N. Diane Moss

Bilali Muya
Nyenyekevu Diane Moss – Keynote Speaker, Saturday
N. Diane Moss is a long-time advocate for place-based community change. As such she chooses to live, work and organize primarily in Southeastern San Diego and Compton, California. Moss has more than thirty years of experience in community organizing and advocacy for social justice and health parity issues. Since 2008, she has been involved with work which centers on food equity.
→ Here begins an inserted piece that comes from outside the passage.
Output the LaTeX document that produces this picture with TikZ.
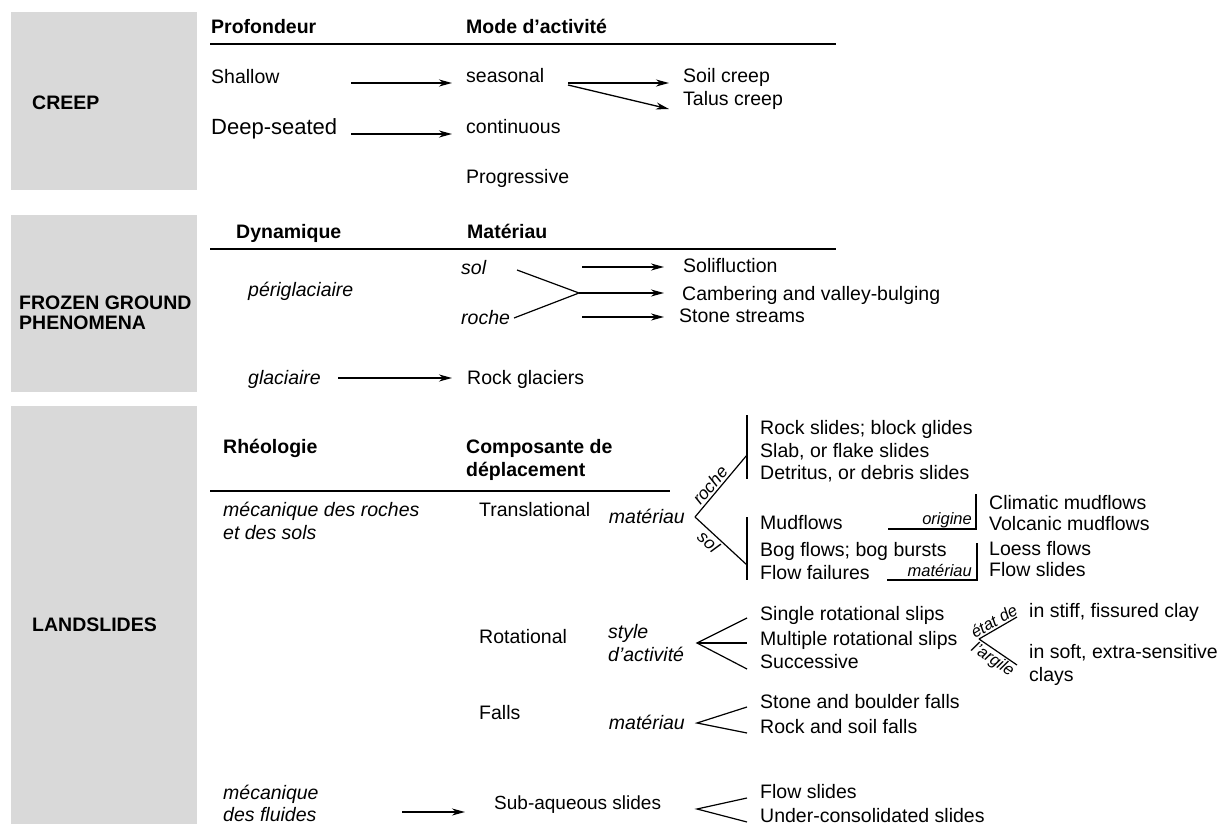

She is currently organizing the People’s Produce Project, an initiative of Project New Village, which uses food to re-energize and re-connect residents to their neighborhoods as an avenue for self reliance and community wellness.
Bilali Muya – Keynote Speaker, Sunday
Bilali Muya is a Somali Bantu man born in 1985 to a vulnerable minority peasant family in the lower Juba region of southern Somalia. When Somali rebels attacked his people, he was separated from his parents and forced to flee to Kenya with other Somali Bantus. After walking over 200 miles, they arrived in Dadaab Refugee Camp, Kenya in 1992. After living there for four years, he left for Nairobi, Kenya’s capital city to search for a better life. Bilali barely survived, living on the streets for two years, unable to communicate to anyone in his native language. In 1998 he left Nairobi to join other Somali Bantus relocated to Kakuma refugee camp. There, Muya began a new life, enrolling and excelling in a public school and in Islamic studies. In 2000 he started the Bilali School of Language, tutoring children and adults and getting paid to help them with their homework. In 2003 he was hired to interpret during the Somali Bantu resettlement process and in 2004, he and his wife flew to the United States to begin a new life yet again. Muya has won a number of awards for his work and has told his story to legislators in Sacramento and on television. He currently is a Board Member for the Somali Bantu Community of San Diego and works for the International Rescue Committee with the New Roots Community Farm. He and his wife have 4 children and live in City Heights.